The County of the Two Mountains shall be bounded on the east and north east, by the south west boundary of the Seigniory of Blainville, and the augmentation to Mille Isles, by the rear line of the augmentation to the Seigniory of the Lake of the Two Mountains, by the rear line of Argenteuil, the eastern outline of the Township of Wentworth continued to the south west bounds of the Township of Howard, thence along the said bounds, and continuing on the same course, north westward to the northern boundary of the Province, on the west by the said County of Ottawa, on the south and south west by the Grand or Ottawa River, and shall include the Isle Bizarre and all the Islands in the Grand or Ottawa River nearest to the said County, in the whole or in part fronting or intersecting the same, and on the north and north west, by the northern boundary of the Province; which County so bounded comprises the Seigniories of Mille Isles or Rivière du Chêne, Lake of the Two Mountains and the augmentation thereto, and Argenteuil, and the Townships of Chatham, Grenville and Wentworth, Harrington, Arundel and Howard, and the Parishes of Saint Eustache, Saint Benôit, Saint Scholastique, Lake of the Two Mountains, and Isle Bizarre, and all the Parishes, Townships and lands in the whole or in part comprised within the above limits.

=== 1854 to 1867 ===

In 1853, the Parliament of the Province of Canada passed a new electoral map.

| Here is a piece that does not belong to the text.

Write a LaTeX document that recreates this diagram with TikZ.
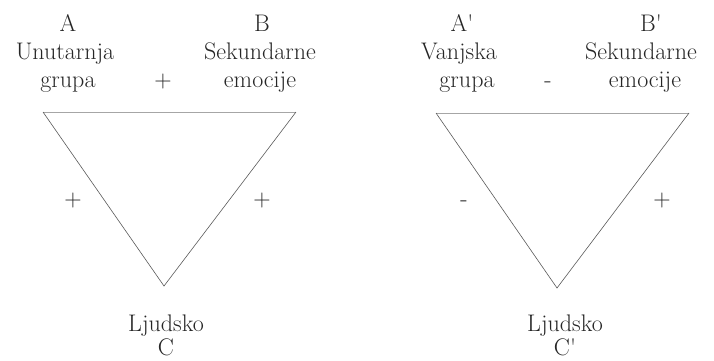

The boundaries of Two Mountains were altered to some extent by the new map, which came into force in the general elections of 1854:

The County of Two-Mountains shall be bounded on the east by the County of Terrebonne as above described, on the south by the River Ottawa and the Lake of the Two-Mountains, including all Islands nearest to the said county and wholly or in part opposite thereto, on the west by the western limits of the Parishes of Saint Benoit, Sainte Scholastique and Saint Columban and the northern limits of the Township of Gore, thence by the eastern limits of the Townships of Wentworth and Howard, to the County of Terrebonne as above described; the said County so bounded comprising the Parishes of Saint Eustache, Saint Augustin, Saint Benoit, Sainte Scholastique, Saint Columban, the Mission of the Lake of Two-Mountains, that part of the Parish of Saint Jérôme which is in the Seigniory of Two-Mountains, that part of the same Parish of Saint Jérôme which comprises the Côte Saint Joseph, Saint Eustache, Sainte Marguerite, Sainte Angelique, and part of the Township of Morin.

== Members of the Legislative Assembly (1841–1867) ==

Two Mountains was a single-member constituency.

The following were the members of the Legislative Assembly for Two Mountains. The party affiliations are based on the biographies of individual members given by the National Assembly of Quebec, as well as votes in the Legislative Assembly. "Party" was a fluid concept, especially during the early years of the Province of Canada.

Parliament: Members; Years in Office; Party
1st Parliament 1841-1844: Colin Robertson; 1841–1842; Unionist and Tory
Charles John Forbes: 1842–1844 (by-election); "British" Tory
2nd Parliament 1844–1847: William Henry Scott; 1844–1851; "British" Tory (1844–1846); "English" Liberal (1847)
3rd Parliament 1848–1851: "English" Liberal (1848); French-Canadian Group (1849); Moderate (1850–1851)
4th Parliament 1851–1854: William Henry Scott; 1851; Died before Parliament sat
Louis-Joseph Papineau: 1852–1854; Rouge
5th Parliament 1854–1857: Jean-Baptiste Daoust; 1854–1867; Ministerialist
6th Parliament 1858–1861: Bleu
7th Parliament 1861–1863
8th Parliament 1863–1867: Confederation; Bleu

== Abolition ==

The district was abolished on July 1, 1867, when the British North America Act, 1867 came into force, creating Canada and splitting the Province of Canada into Quebec and Ontario. It was succeeded by electoral districts of the same name nd boundaries in the House of Commons of Canada and the Legislative Assembly of Quebec.